Our doctor was there to meet me and among the various updates, he shared two small, easily forgotten stories of the breakup of Iraq. Both involve the Ministry of Health. It seems one of the general directors from one of the provinces went to Baghdad to meet with the minister. Some uniformed guards came by while he was in the waiting room and said, "come with us for a minute". The next morning, the general director turned up barely alive at the side of the road, with holes drilled through arms and legs, through which nylon cords had been passed, tying his limbs together. He was admitted to one of the Ministry of Health's hospitals as a patient. The Ministry of Health is run by Sadr's movement, and although I don't know which province the general director came from, he may well have been a Sunni. Several ministries, including health, are experiencing purges. Persons not of the same political party or sectarian identity as the leadership in each ministry are leaving their jobs, just as people are moving out from their neighborhoods. Usually threats are sufficient.

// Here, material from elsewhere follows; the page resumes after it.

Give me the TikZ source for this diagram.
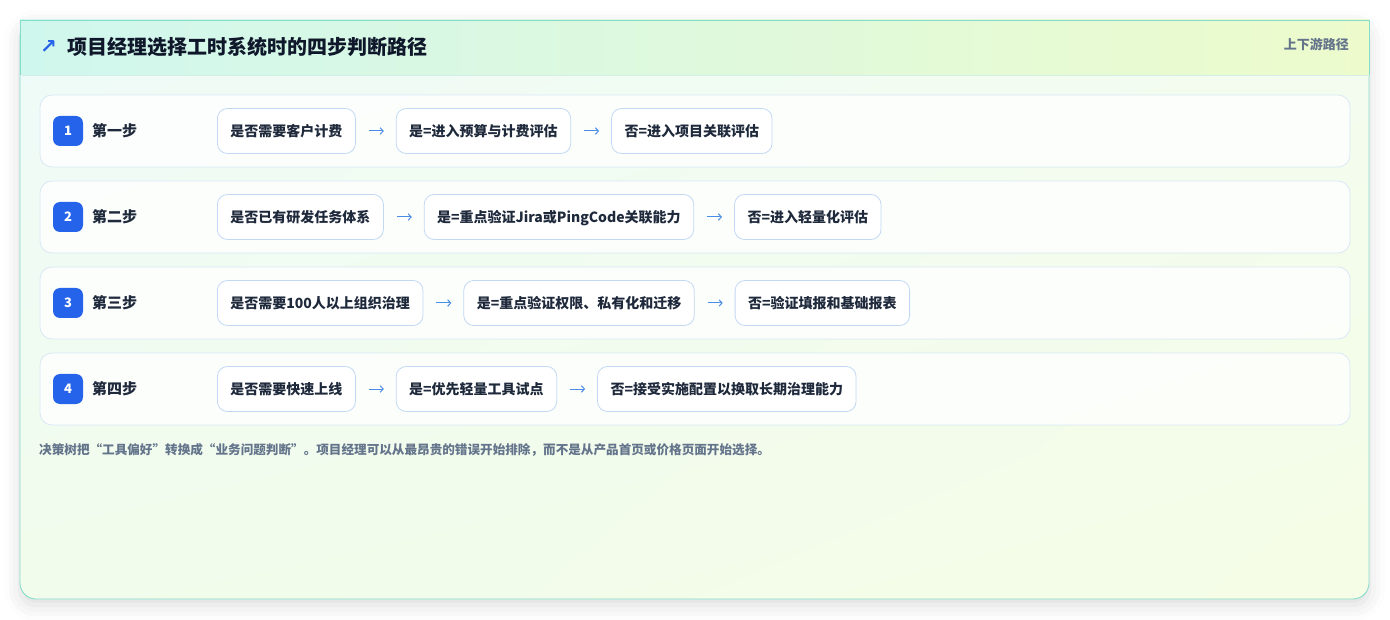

Some MOH employees left their jobs and converted their assets into a new car, with Baghdad plates, to re-sell once they moved back north to Kurdistan. They left during the middle of the day, but were stopped about an hour north of Baghdad by Sunni insurgents. The insurgents looked at the car's documents, and realized it had recently been purchased. They asked if the owners had sacrificed yet. In rural Iraq it is a tradition to sacrifice a sheep after making a major purchase like a car or tractor, as a way of invoking a blessing. The Kurds were too frightened to answer since they expected that one of them would be the sacrifice. The insurgents said, "Well, if it is no trouble, we will sacrifice for you". They went into a nearby building, and dragged out a tied-up, captive Shia' man. They hauled him to the front of the car, said "in the name of God" and slit his throat, soaking the front of the vehicle with his blood. Then they let the car pass.
The taxi rides were over; it was late, and further conversation could wait until morning.